In Cuba's strategy, it is essential to balance the protection of the environment and the exploitation of protected areas in favor of nature and adventure tourism.
It is worth mentioning that Cuba has 200 protected areas and most of them can be used in different types of tourism, such as national parks, ecological reserves and wildlife refuges.
Cuba's protected areas are forest or forested zones, marine and fluvial areas, selected for the conservation and protection of ecosystems, biological and genetic diversity.
The Cuban fauna contributes some 16,500 described species, in a context where some zoological groups show an endemism higher than 90 percent.
In terms of ecology, diversity is huge and an example is central Cuba, where the provinces of Villa Clara, Cienfuegos and Sancti Spíritus have an enormous potential for the practice of nature tourism.
Cuban birds are very diverse, with more than 350 species on the islands and cays that make up the archipelago, especially the marine and forested regions, which are marked by a high degree of endemism.

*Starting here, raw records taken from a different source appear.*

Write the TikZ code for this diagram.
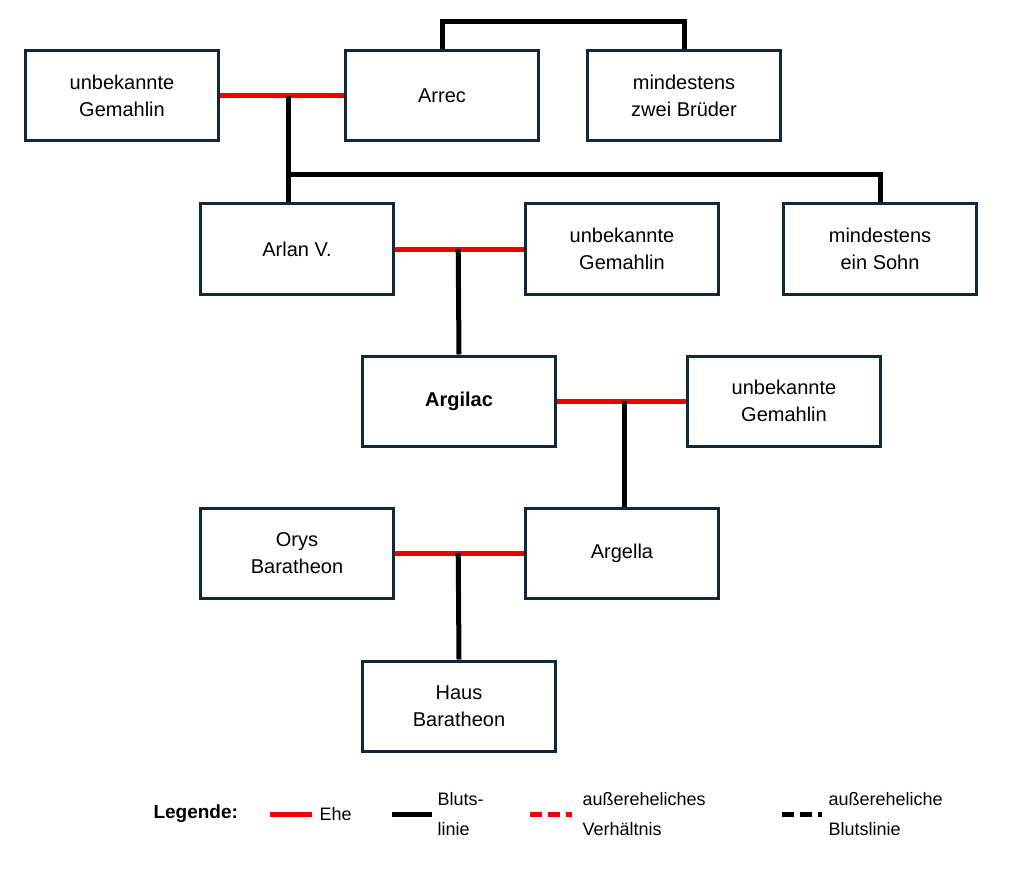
\documentclass[tikz,border=0pt]{standalone}
\usepackage{fontspec}
\setmainfont{Liberation Sans}
\usetikzlibrary{positioning}
\definecolor{boxline}{HTML}{10293A}
\definecolor{ehered}{HTML}{F00000}
\tikzset{
  person/.style={draw=boxline, line width=3pt, minimum width=193pt, minimum height=90pt,
    align=center, font=\fontsize{20}{27}\selectfont},
  ehe/.style={draw=ehered, line width=5pt},
  blut/.style={draw=black, line width=5pt},
  legtext/.style={font=\fontsize{18}{30}\selectfont, align=left, anchor=west}
}
\begin{document}
\begin{tikzpicture}[x=1pt,y=-1pt]
  \useasboundingbox (0,0) rectangle (1009,869);
  % persons
  \node[person] (gem1) at (122,96) {unbekannte\\Gemahlin};
  \node[person] (arrec) at (442,96) {Arrec};
  \node[person] (brueder) at (684,96) {mindestens\\zwei Brüder};
  \node[person] (arlan) at (297,249) {Arlan V.};
  \node[person] (gem2) at (622,249) {unbekannte\\Gemahlin};
  \node[person] (sohn) at (880,249) {mindestens\\ein Sohn};
  \node[person, font=\fontsize{20}{27}\selectfont\bfseries] (argilac) at (459,401) {Argilac};
  \node[person] (gem3) at (784,401) {unbekannte\\Gemahlin};
  \node[person] (orys) at (297,553) {Orys\\Baratheon};
  \node[person] (argella) at (622,553) {Argella};
  \node[person] (haus) at (459,706) {Haus\\Baratheon};

  % siblings of Arrec
  \draw[blut] (arrec.north) -- ++(0,-28) -| (brueder.north);
  % marriages
  \draw[ehe] (gem1.east) -- coordinate[pos=.55] (m1) (arrec.west);
  \draw[ehe] (arlan.east) -- coordinate[pos=.49] (m2) (gem2.west);
  \draw[ehe] (argilac.east) -- coordinate[pos=.52] (m3) (gem3.west);
  \draw[ehe] (orys.east) -- coordinate[pos=.49] (m4) (argella.west);
  % children
  \draw[blut] (m1) -- (m1 |- arlan.north);
  \draw[blut] (m1) ++(0,79) -| (sohn.north);
  \draw[blut] (m2) -- (argilac.north);
  \draw[blut] (m3) -- (m3 |- argella.north);
  \draw[blut] (m4) -- (haus.north);

  % legend
  \node[legtext, font=\fontsize{19}{24}\selectfont\bfseries] (leg) at (150,814) {Legende:};
  \draw[ehe] (270,814) coordinate (l1a) -- (312,814) coordinate (l1b);
  \node[legtext] (lehe) at (316,814) {Ehe};
  \draw[blut] (392,814) coordinate (l2a) -- (432,814) coordinate (l2b);
  \node[legtext] (lblut) at (434,814) {Bluts-\\linie};
  \draw[ehe, dash pattern=on 12pt off 6pt] (530,814) coordinate (l3a) -- (572,814) coordinate (l3b);
  \node[legtext] (laus) at (579,814) {außereheliches\\Verhältnis};
  \draw[blut, dash pattern=on 12pt off 6pt] (782,814) coordinate (l4a) -- (822,814) coordinate (l4b);
  \node[legtext] (lausb) at (825,814) {außereheliche\\Blutslinie};
\end{tikzpicture}
\end{document}
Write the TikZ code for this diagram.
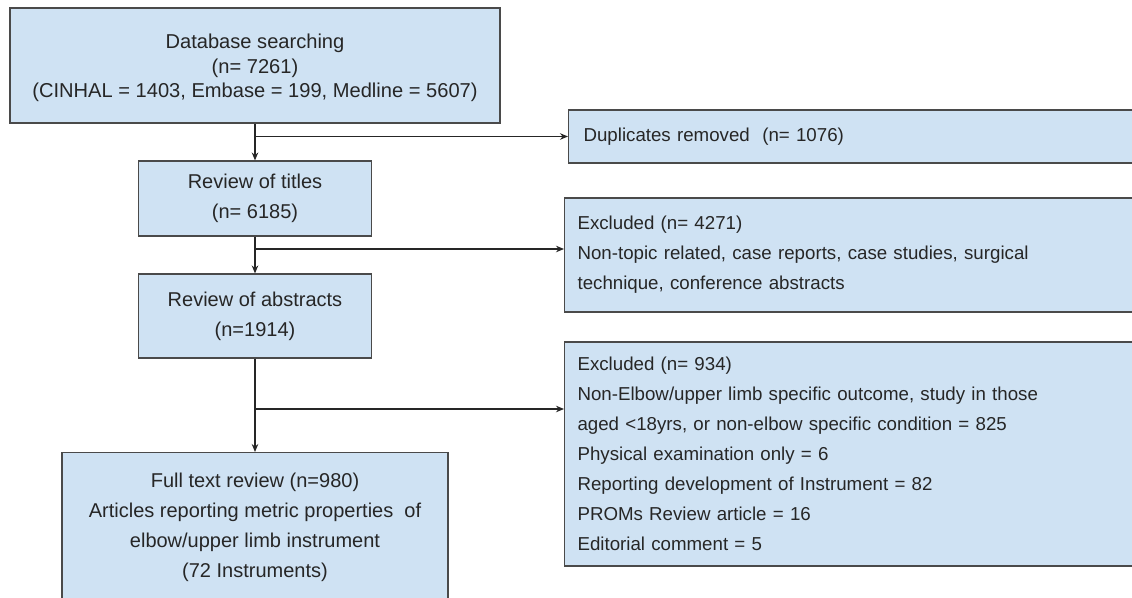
\documentclass[tikz,border=0pt]{standalone}
\usepackage{fontspec}
\setmainfont{Liberation Sans}
\usetikzlibrary{arrows.meta}
\definecolor{boxfill}{HTML}{CFE2F3}
\definecolor{boxline}{HTML}{4A4A4A}
\definecolor{ink}{HTML}{262626}
\tikzset{
  x=1pt, y=-1pt,
  box/.style={draw=boxline, line width=1.1pt, fill=boxfill, text=ink, inner sep=0pt,
    font=\fontsize{20}{30}\selectfont, align=center},
  sidebox/.style={box, align=left, anchor=west, inner xsep=13pt, font=\fontsize{18.7}{30}\selectfont},
  conn/.style={draw=ink, line width=1.2pt},
  arr/.style={conn, -{Stealth[length=8pt,width=6.5pt]}}
}
\begin{document}
\begin{tikzpicture}
\useasboundingbox (0,0) rectangle (1132,597);
\clip (0,0) rectangle (1132,597);
\fill[white] (0,0) rectangle (1132,597);
\node[box, minimum width=490pt, minimum height=115pt, font=\fontsize{20.1}{24.5}\selectfont] (db) at (255,65.5)
  {\raisebox{-3pt}[\height][\depth]{\begin{tabular}{@{}c@{}}Database searching\\(n= 7261)\\(CINHAL = 1403, Embase = 199, Medline = 5607)\end{tabular}}};
\node[box, minimum width=233pt, minimum height=75pt] (titles) at (255,198.5)
  {Review of titles\\(n= 6185)};
\node[box, minimum width=233pt, minimum height=84pt] (abstracts) at (255,316)
  {Review of abstracts\\(n=1914)};
\node[box, minimum width=386pt, minimum height=150pt, anchor=north] (full) at (255,452)
  {Full text review (n=980)\\Articles reporting metric properties\ \ of\\elbow/upper limb instrument\\(72 Instruments)};
\node[sidebox, minimum width=580pt, minimum height=53pt, text width=554pt, inner xsep=15pt] (dup) at (568,136.5)
  {Duplicates removed\ \ (n= 1076)};
\node[sidebox, minimum width=584pt, minimum height=114pt, text width=558pt] (ex1) at (564,255)
  {Excluded (n= 4271)\\Non-topic related, case reports, case studies, surgical\\technique, conference abstracts};
\node[sidebox, minimum width=584pt, minimum height=224pt, text width=558pt] (ex2) at (564,454)
  {Excluded (n= 934)\\Non-Elbow/upper limb specific outcome, study in those\\aged <18yrs, or non-elbow specific condition = 825\\Physical examination only = 6\\Reporting development of Instrument = 82\\PROMs Review article = 16\\Editorial comment = 5};
\coordinate (b1) at (255,136.5);
\coordinate (b2) at (255,249);
\coordinate (b3) at (255,409);
\draw[arr] (db.south) -- (titles.north);
\draw[arr] (titles.south) -- (abstracts.north);
\draw[arr] (abstracts.south) -- (full.north);
\draw[arr] (b1) -- (dup.west);
\draw[arr] (b2) -- (b2 -| ex1.west);
\draw[arr] (b3) -- (b3 -| ex2.west);
\end{tikzpicture}
\end{document}
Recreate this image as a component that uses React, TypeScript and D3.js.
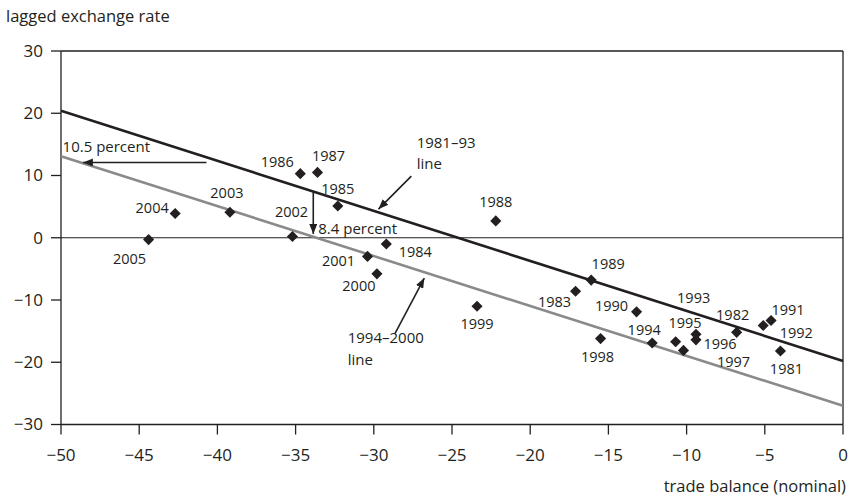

Coupled with this, the country's location makes it an obligatory route for migratory birds that travel long distances in search of food and a safe haven from North to South America and on their itinerary.
Mountain ecosystems do not escape the dynamic growth of the sector, and many of the offers include tours and stays in those areas.
The potential of this activity lies on Cuba's relief, since the nation has four major mountain ranges that occupy approximately 21 percent of the total surface of the island, in addition to holding 37 percent of the forest areas.
Together with this, specialized institutions account for more than 10,000 caves throughout the island, many of which have some 25 million years of evolution.
Although authorities estimate that many of these areas can allow tourists to encourage hiking, a form of great acceptance, they should always be monitored by experts to prevent them from being damaged.
Meanwhile, diving enthusiasts has access to more than 70,000 kilometers of the Cuban insular platform, with about 5,000 kilometers of coastline, bathed by the Atlantic Ocean and the Caribbean Sea.
Nearly 6,500 varieties of fish, crustaceans, sponges and mollusks, accompanied by up to 850 kilometers of coral reefs in perfect condition, make the island one of the best preserved underwater ecosystems in the region.